И вот теперь они в германских землях. Скитаясь по дорогам войны, в поисках убежища перед лицом надвигающейся бури. Или так, по крайней мере, они надеялись. Она никогда не увидит эту библиотеку снова, и на мгновение Ребекка Абрабанель снова ощутила боль потери. Ее детство ушло вместе с ней, и ее девичество тоже. Ей было двадцать три года. Хотела она того или нет, но обязанности взрослой женщины упали на ее плечи.
Она распрямила плечи и собрала всю свою решимость и мужество. Это движение отразилось в глазах идальго. Восхищение, скрывающееся в этих синих бездонных глазах, вырвалось наружу. Ребекка не знала, затаиться или улыбнуться в ответ.
Она сама не поняла, как улыбка появилась на ее лице.
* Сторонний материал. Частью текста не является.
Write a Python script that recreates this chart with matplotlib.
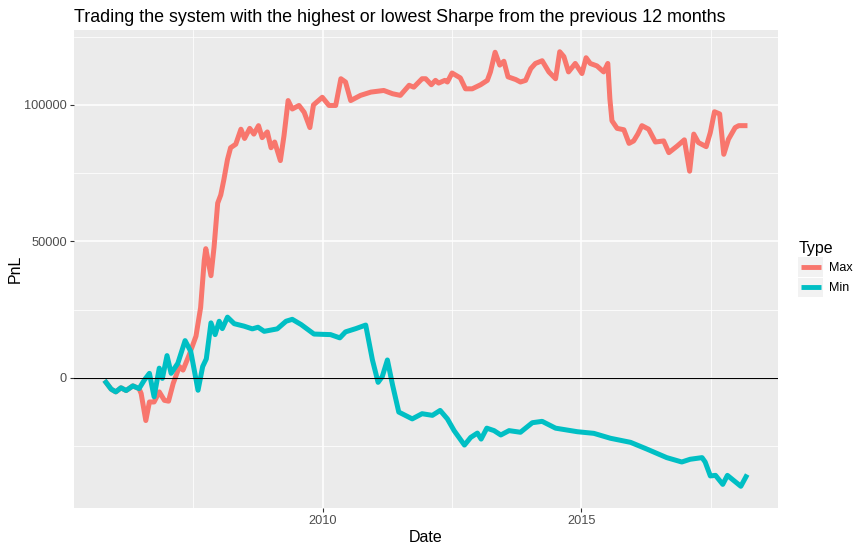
"""
Max / Min Sharpe system PnL chart.
"""

import numpy as np
import pandas as pd
import matplotlib
matplotlib.use("Agg")
import matplotlib.pyplot as plt
from matplotlib.lines import Line2D
from matplotlib.patches import Rectangle
from matplotlib.legend_handler import HandlerLine2D

# Decimal years and PnL
max_years = [2005.81, 2005.91, 2006.0, 2006.1, 2006.2, 2006.33, 2006.45, 2006.49, 2006.58,
             2006.65, 2006.74, 2006.84, 2006.94, 2007.02, 2007.11, 2007.23, 2007.3, 2007.42,
             2007.55, 2007.64, 2007.71, 2007.74, 2007.84, 2007.9, 2007.97, 2008.03, 2008.09,
             2008.16, 2008.22, 2008.32, 2008.42, 2008.49, 2008.59, 2008.67, 2008.76, 2008.83,
             2008.93, 2009.0, 2009.07, 2009.18, 2009.25, 2009.33, 2009.41, 2009.54, 2009.64,
             2009.75, 2009.82, 2009.99, 2010.12, 2010.25, 2010.35, 2010.44, 2010.54, 2010.73,
             2010.93, 2011.18, 2011.35, 2011.5, 2011.67, 2011.76, 2011.92, 2011.99, 2012.1,
             2012.18, 2012.24, 2012.36, 2012.41, 2012.5, 2012.66, 2012.76, 2012.89, 2013.05,
             2013.18, 2013.24, 2013.33, 2013.42, 2013.5, 2013.58, 2013.73, 2013.82, 2013.92,
             2014.02, 2014.11, 2014.24, 2014.37, 2014.5, 2014.58, 2014.66, 2014.75, 2014.88,
             2015.01, 2015.09, 2015.17, 2015.3, 2015.43, 2015.51, 2015.55, 2015.59, 2015.69,
             2015.82, 2015.92, 2016.01, 2016.09, 2016.17, 2016.3, 2016.43, 2016.59, 2016.69,
             2016.85, 2016.99, 2017.09, 2017.17, 2017.26, 2017.41, 2017.49, 2017.57, 2017.67,
             2017.75, 2017.84, 2017.97, 2018.04, 2018.16]
max_pnl = [-1700, -4200, -5200, -3700, -4700, -3000, -4000, -5800, -15700,
           -8900, -8900, -5200, -8300, -8600, -2100, 4100, 2800, 8400,
           15200, 25700, 43000, 47300, 37400, 47900, 64000, 67000, 72600,
           80000, 84300, 85600, 91100, 87700, 91400, 89300, 92400, 88000,
           90100, 84300, 86400, 79600, 88700, 101600, 98500, 99800, 97300,
           91700, 100000, 102800, 99800, 99800, 109600, 108400, 101600, 103500,
           104700, 105300, 104100, 103500, 107200, 106500, 109600, 109600, 107400,
           109000, 108000, 109000, 108400, 111700, 109900, 105900, 105900, 107400,
           109000, 112100, 119300, 114600, 116000, 110300, 109300, 108400, 109000,
           113300, 115200, 116200, 112100, 109600, 119500, 117700, 112100, 115200,
           111500, 117300, 115200, 114300, 112100, 115200, 102200, 94200, 91400,
           90900, 85900, 86800, 89300, 92400, 91100, 86400, 86800, 82500,
           84900, 87200, 75700, 89300, 86200, 84700, 89900, 97500, 96700,
           81900, 87400, 91700, 92400, 92400]

min_years = [2005.81, 2005.91, 2006.0, 2006.1, 2006.2, 2006.33, 2006.45, 2006.55, 2006.65,
             2006.74, 2006.84, 2006.9, 2006.99, 2007.07, 2007.2, 2007.34, 2007.45, 2007.59,
             2007.68, 2007.75, 2007.84, 2007.92, 2008.0, 2008.06, 2008.16, 2008.29, 2008.48,
             2008.64, 2008.75, 2008.87, 2009.12, 2009.29, 2009.41, 2009.58, 2009.83, 2010.15,
             2010.33, 2010.44, 2010.64, 2010.83, 2010.96, 2011.07, 2011.15, 2011.25, 2011.35,
             2011.47, 2011.73, 2011.92, 2012.12, 2012.27, 2012.41, 2012.54, 2012.74, 2012.86,
             2012.99, 2013.06, 2013.17, 2013.31, 2013.44, 2013.6, 2013.82, 2014.05, 2014.24,
             2014.5, 2014.92, 2015.24, 2015.56, 2015.95, 2016.27, 2016.65, 2016.94, 2017.1,
             2017.33, 2017.39, 2017.49, 2017.59, 2017.73, 2017.82, 2018.08, 2018.18]
min_pnl = [-1700, -4200, -5200, -3700, -4700, -3000, -4000, -900, 1600,
           -7000, 3500, -250, 8100, 1600, 5300, 13600, 9600, -4600,
           4100, 6900, 20100, 15800, 20700, 18000, 22200, 19800, 18900,
           17900, 18500, 17000, 17900, 20700, 21400, 19500, 16000, 15800,
           14600, 16800, 18000, 19300, 6500, -1700, 370, 6500, -2700,
           -12600, -15100, -13200, -13800, -12000, -15100, -19400, -24700, -21900,
           -20300, -22500, -18500, -19400, -21000, -19400, -20000, -16500, -16000,
           -18500, -19800, -20400, -22200, -23700, -26200, -29300, -30900, -29900,
           -29300, -30900, -36000, -35800, -39100, -35800, -39800, -36300]

MAX_COLOR = "#F8766D"
MIN_COLOR = "#00BFC4"


def to_dates(years):
    """Decimal years -> timestamps."""
    years = np.asarray(years)
    whole = np.floor(years).astype(int)
    return [pd.Timestamp(year=int(y), month=1, day=1) + pd.Timedelta(days=float(f) * 365.25)
            for y, f in zip(whole, years - whole)]


class KeyHandler(HandlerLine2D):
    """ggplot-like legend key: grey box with a line through it."""
    def create_artists(self, legend, orig_handle, xdescent, ydescent, width, height,
                       fontsize, trans):
        box = Rectangle((-xdescent, -ydescent), width, height, facecolor="#F2F2F2",
                        edgecolor="none", transform=trans)
        y = -ydescent + height / 2
        seg = Line2D([-xdescent + width * 0.1, -xdescent + width * 0.9], [y, y],
                     color=orig_handle.get_color(), lw=3.5, solid_capstyle="butt",
                     transform=trans)
        return [box, seg]


def main():
    plt.rcParams["font.family"] = ["Liberation Sans", "DejaVu Sans"]
    fig = plt.figure(figsize=(8.65, 5.51), dpi=100)
    ax = fig.add_axes([74 / 865, 1 - 508 / 551, (778 - 74) / 865, (508 - 30) / 551])
    ax.set_facecolor("#EBEBEB")

    max_dates = to_dates(max_years)
    min_dates = to_dates(min_years)

    line_max, = ax.plot(max_dates, max_pnl, color=MAX_COLOR, lw=3.6, label="Max",
                        solid_joinstyle="round", zorder=3)
    line_min, = ax.plot(min_dates, min_pnl, color=MIN_COLOR, lw=3.6, label="Min",
                        solid_joinstyle="round", zorder=4)
    ax.axhline(0, color="black", lw=0.8, zorder=5)

    # Axis limits with ggplot's 5% expansion
    all_dates = max_dates + min_dates
    x0, x1 = min(all_dates), max(all_dates)
    pad = (x1 - x0) * 0.05
    ax.set_xlim(x0 - pad, x1 + pad)
    lo = min(min(max_pnl), min(min_pnl))
    hi = max(max(max_pnl), max(min_pnl))
    ypad = (hi - lo) * 0.05
    ax.set_ylim(lo - ypad, hi + ypad)

    major_x = [pd.Timestamp("2010-01-01"), pd.Timestamp("2015-01-01")]
    minor_x = [pd.Timestamp("2007-07-02"), pd.Timestamp("2012-07-02"), pd.Timestamp("2017-07-02")]
    ax.set_xticks(major_x)
    ax.set_xticklabels(["2010", "2015"])
    ax.set_xticks(minor_x, minor=True)
    ax.set_yticks([0, 50000, 100000])
    ax.set_yticklabels(["0", "50000", "100000"])
    ax.set_yticks([-25000, 25000, 75000, 125000], minor=True)

    ax.grid(which="major", color="white", lw=1.1)
    ax.grid(which="minor", color="white", lw=0.55)
    ax.set_axisbelow(True)
    for spine in ax.spines.values():
        spine.set_visible(False)
    ax.tick_params(which="major", length=3, color="#333333", labelsize=9.2,
                   labelcolor="#4D4D4D", pad=2)
    ax.tick_params(which="minor", length=0)

    ax.set_xlabel("Date", fontsize=11.5, labelpad=2)
    ax.set_ylabel("PnL", fontsize=11.5, labelpad=1)
    ax.set_title("Trading the system with the highest or lowest Sharpe from the previous 12 months",
                 fontsize=12.9, loc="left", pad=6)

    leg = ax.legend(handles=[line_max, line_min], title="Type", loc="center left",
                    bbox_to_anchor=(1.022, 0.5), frameon=False, fontsize=9,
                    title_fontsize=11.5, handlelength=2.0, handleheight=2.0,
                    labelspacing=0.1, handletextpad=0.45, borderaxespad=0,
                    handler_map={Line2D: KeyHandler()})
    leg._legend_box.align = "left"

    fig.savefig("out.png", dpi=100)


if __name__ == "__main__":
    main()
Вопреки строгому воспитанию, что само по себе было странно.
Идальго заговорил. Какими-то рублеными фразами, полными своеобразных сокращений и идиом. Автоматически, Ребекка переводила его слова на свой официальный английский язык.
– С вашего позволения, сударыня, нам придется воспользоваться вашим фургоном. У нас есть раненые, которых нужно отвезти для надлежащего лечения.
– И побыстрей, – пробормотал мавр, по-прежнему сидящий на корточках на полу рядом с ее отцом. – Я уже запичкал его аспирином.
Из последнего Ребекка не поняла ни слова.